The company eventually closed, leaving Da Fonte in search mode once again. It was around this time her boyfriend (now husband), Kevin McIlvaine, asked Maria to describe her ideal job.
The answer came quickly. Maria’s thoughts drifted back to a day when she was walking through a Caracas strip mall and noticed a small coffee shop that also specialized in baked goods. There were two tables, three at most, and the owner was serving a mouth-watering hunk of cake to two women patrons.
Just as impressive to Da Fonte was the familiarity between owner and customers. What they liked to eat. What day and time they normally would stop in. Business being conducted with smiles on a first-name-basis playing field.
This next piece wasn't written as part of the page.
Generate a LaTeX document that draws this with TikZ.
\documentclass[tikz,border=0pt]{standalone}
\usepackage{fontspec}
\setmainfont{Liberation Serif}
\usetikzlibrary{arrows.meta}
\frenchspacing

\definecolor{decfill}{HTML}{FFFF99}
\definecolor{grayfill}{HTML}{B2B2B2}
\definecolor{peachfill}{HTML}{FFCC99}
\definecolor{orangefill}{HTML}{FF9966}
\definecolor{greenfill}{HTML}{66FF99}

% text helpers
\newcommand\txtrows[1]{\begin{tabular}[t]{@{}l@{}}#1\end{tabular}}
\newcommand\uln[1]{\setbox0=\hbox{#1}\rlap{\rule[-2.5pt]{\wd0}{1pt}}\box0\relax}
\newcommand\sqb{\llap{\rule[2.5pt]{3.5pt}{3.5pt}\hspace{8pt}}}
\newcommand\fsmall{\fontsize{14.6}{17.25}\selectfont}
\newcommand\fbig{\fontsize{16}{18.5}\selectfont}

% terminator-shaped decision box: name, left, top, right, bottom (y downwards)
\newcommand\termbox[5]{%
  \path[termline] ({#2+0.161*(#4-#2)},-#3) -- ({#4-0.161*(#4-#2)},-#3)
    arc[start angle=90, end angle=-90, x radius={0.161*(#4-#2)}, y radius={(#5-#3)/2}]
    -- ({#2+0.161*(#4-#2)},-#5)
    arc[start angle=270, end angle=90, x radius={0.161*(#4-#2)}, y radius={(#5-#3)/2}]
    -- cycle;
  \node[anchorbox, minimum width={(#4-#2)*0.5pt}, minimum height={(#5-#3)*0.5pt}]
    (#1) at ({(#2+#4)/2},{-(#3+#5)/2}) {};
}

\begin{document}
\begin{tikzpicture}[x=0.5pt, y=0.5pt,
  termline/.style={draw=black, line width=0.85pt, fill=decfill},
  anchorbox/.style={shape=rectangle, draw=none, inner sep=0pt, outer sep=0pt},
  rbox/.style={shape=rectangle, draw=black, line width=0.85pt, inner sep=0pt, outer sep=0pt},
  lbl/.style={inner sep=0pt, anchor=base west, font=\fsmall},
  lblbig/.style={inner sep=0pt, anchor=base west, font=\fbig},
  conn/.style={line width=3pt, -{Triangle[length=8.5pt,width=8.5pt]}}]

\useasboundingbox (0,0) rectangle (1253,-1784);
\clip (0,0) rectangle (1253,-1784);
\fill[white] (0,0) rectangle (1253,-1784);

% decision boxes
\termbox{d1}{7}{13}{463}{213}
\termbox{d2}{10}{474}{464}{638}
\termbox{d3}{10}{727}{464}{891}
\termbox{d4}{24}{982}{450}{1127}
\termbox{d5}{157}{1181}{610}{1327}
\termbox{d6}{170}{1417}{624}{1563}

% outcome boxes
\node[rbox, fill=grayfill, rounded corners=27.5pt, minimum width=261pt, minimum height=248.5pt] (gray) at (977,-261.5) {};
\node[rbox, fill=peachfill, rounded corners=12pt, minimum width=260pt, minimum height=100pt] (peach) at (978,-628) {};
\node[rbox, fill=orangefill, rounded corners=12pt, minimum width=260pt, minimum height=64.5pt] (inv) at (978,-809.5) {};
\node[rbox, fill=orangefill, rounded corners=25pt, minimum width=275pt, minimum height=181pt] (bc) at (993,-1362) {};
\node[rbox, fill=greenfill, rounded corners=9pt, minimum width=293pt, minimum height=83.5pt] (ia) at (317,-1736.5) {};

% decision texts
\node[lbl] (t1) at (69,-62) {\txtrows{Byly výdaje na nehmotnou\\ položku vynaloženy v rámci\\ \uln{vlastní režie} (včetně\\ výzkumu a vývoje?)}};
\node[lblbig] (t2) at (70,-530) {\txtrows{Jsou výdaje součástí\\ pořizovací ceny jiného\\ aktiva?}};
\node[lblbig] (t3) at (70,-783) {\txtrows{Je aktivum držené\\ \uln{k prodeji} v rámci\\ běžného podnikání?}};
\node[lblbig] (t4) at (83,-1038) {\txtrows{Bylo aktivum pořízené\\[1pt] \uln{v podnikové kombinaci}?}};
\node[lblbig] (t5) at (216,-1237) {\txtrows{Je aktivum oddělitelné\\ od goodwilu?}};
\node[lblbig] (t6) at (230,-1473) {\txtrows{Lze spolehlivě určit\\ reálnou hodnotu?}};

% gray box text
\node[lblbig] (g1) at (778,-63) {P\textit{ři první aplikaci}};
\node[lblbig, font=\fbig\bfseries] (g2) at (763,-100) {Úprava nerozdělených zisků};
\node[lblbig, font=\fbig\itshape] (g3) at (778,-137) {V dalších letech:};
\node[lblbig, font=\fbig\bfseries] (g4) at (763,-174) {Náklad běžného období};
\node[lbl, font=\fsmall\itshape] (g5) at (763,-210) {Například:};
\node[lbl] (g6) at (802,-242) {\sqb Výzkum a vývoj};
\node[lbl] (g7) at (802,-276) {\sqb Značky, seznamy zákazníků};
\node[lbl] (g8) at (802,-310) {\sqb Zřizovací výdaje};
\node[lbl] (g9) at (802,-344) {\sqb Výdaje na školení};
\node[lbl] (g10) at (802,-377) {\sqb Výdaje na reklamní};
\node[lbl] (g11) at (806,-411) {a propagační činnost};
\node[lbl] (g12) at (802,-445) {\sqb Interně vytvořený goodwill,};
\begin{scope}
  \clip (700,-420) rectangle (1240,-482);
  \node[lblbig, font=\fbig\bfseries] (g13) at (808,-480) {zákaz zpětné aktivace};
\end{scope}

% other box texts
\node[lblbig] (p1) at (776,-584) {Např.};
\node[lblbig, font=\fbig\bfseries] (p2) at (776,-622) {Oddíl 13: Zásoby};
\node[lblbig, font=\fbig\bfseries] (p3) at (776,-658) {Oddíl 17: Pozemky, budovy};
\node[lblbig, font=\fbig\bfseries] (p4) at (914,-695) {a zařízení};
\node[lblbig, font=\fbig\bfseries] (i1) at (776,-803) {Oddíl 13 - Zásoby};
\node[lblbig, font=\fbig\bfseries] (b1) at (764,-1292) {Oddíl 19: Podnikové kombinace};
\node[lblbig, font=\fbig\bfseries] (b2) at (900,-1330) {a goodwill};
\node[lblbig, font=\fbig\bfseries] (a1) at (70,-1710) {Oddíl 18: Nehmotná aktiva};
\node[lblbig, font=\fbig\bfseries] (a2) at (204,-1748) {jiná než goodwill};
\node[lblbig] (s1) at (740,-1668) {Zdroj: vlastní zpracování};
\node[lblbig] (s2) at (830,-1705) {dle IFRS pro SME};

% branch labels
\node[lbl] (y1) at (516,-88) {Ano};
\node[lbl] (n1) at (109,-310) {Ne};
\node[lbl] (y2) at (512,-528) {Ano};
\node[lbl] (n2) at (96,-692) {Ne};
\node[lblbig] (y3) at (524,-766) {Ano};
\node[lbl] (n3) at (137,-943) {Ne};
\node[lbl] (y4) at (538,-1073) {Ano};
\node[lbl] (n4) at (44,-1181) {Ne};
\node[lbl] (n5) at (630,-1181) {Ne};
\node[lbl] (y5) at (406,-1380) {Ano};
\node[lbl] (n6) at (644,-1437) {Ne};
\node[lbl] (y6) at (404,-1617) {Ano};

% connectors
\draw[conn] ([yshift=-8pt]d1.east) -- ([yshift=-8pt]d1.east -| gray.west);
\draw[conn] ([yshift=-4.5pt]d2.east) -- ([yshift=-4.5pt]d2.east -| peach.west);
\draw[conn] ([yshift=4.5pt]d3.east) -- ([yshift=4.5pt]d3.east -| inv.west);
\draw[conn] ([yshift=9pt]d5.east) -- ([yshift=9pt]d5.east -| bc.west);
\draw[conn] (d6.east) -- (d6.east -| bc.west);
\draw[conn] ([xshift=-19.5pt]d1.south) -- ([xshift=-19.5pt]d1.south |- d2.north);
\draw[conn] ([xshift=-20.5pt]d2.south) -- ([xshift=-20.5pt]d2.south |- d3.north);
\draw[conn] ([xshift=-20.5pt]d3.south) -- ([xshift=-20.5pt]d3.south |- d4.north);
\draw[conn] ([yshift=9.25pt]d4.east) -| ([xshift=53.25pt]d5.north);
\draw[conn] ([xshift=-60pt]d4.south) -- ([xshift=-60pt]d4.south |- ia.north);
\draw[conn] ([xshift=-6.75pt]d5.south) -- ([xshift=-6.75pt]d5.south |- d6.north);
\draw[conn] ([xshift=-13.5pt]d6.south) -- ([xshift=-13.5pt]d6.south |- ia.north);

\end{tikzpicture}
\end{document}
Collecting unemployment and working assorted part-time jobs, Da Fonte in the irony of all ironies took a part-time job at an established Hendricks County donut shop. Eight months later, Da Fonte boldly decided to go into business for herself and born was the idea of Maria’s Bakery.
“I learned so much from working (at the donut shop). The owner there would blow my mind because she knew everyone’s name, how they took their coffee, what their kids’ names were,” says Da Fonte. “She just really knew her customers. She would say, ‘23 years, honey. Twenty-three years.’ I learned the importance of customer dynamics.”
Her biggest challenge as a business owner, reveals Da Fonte, is her name. Certain customers believe she’s Mexican and therefore immediately attempt to initiate dialogue in Spanish (a language Da Fonte speaks fluently); observing her darker skin and dark eyes, others might ask where she is from.
Da Fonte smiles through it all, knowing full well this is what she was born to do and where she is supposed to be doing it. With Jan. 15 marking six months in business, Maria’s Bakery has already eclipsed $60,000 in gross sales, though the mental and emotional benefits of what has transpired can’t be gauged in numbers.
Free from the dangerous and potentially lethal stronghold of Chavez’ radical socialism, Maria Da Fonte wakes each morning energized about driving to her bakery, unlocking the front door, flipping the light switch and making a difference by preparing the tastiest baked goods possible in a community she truly loves.
It’s the American Dream, alright, but with Venezuelan roots.